Si passeggia, talvolta si raggiungono Forcella e Secondigliano, magari con una colazione o un brunch di specialità napoletane su una terrazza panoramica: il tour dura 4 ore, costa dai 60 ai 75 euro ed è fortemente "sconsigliato a donne in gravidanza e cardiopatici”.
Chi abita nelle Vele non ne può più di tour e serie tv, così a lettere cubitali scrivono che non sono Gomorra e neppure uno zoo. «Siamo stufi di essere trattati come un safari fotografico - mi racconta Pina -. Vengono qui fanno selfie, fotografano tutto e tutti come se fossimo leoni e giraffe in gabbia. Abbiamo il diritto di vivere e di essere rispettati».
Quattro Vele sono già state abbattute (nel 1997, 2000, 2003 e 2020), altre due (la Vela Rossa e quella Gialla) seguiranno la stessa sorte mentre l'ultima (quella Celeste) verrà riqualificata, ospitando gli uffici della Città Metropolitana. Tutto ciò ha un costo, 26 milioni di soldi pubblici che si spingeranno fino ad un piano di fattibilità complessiva da 120 milioni, comprensivo di abbattimenti, ricostruzioni, riqualificazioni, servizi e un polo universitario.
Si fa e si disfa, si costruisce e si abbatte: è il gioco degli appalti. Ho girato a lungo all'interno delle Vele, tutti mi hanno salutato, qualcuno mi ha sorriso. Ho visto la dignità della miseria in buchi "truccati" da appartamenti, una camera da letto sotto una tettoia all'aperto, un bimbo che spingeva un monopattino tra l'immondizia, un'anziana con due sacchi di spesa che saliva arrancando i tremolanti e infiniti gradini tra un piano e l'altro. Una ricerca universitaria condotta tra i giovani ha sottolineato che l'80% ritiene che a Scampia la camorra sia più presente della Chiesa (8%) e persino dello Stato (5%).

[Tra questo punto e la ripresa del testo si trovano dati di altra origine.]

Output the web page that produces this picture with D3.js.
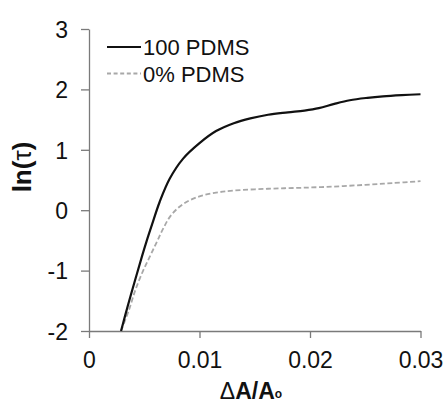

scampia scritte contro gomorra
Il 51% di loro ha contatti con chi si droga e il 44% ammette che la criminalità è una scorciatoia per avere tutto e subito, soprattutto oggetti "firmati". «In questo quartiere non c'è nulla - spiega Tony, 14 anni -, o scappi o ti schieri con la camorra o lotti per cambiare le cose, ma perché farlo? Per noi lo Stato non trova neppure il tempo di toglierci l'immondizia. Io non porto rispetto a chi non me ne porta».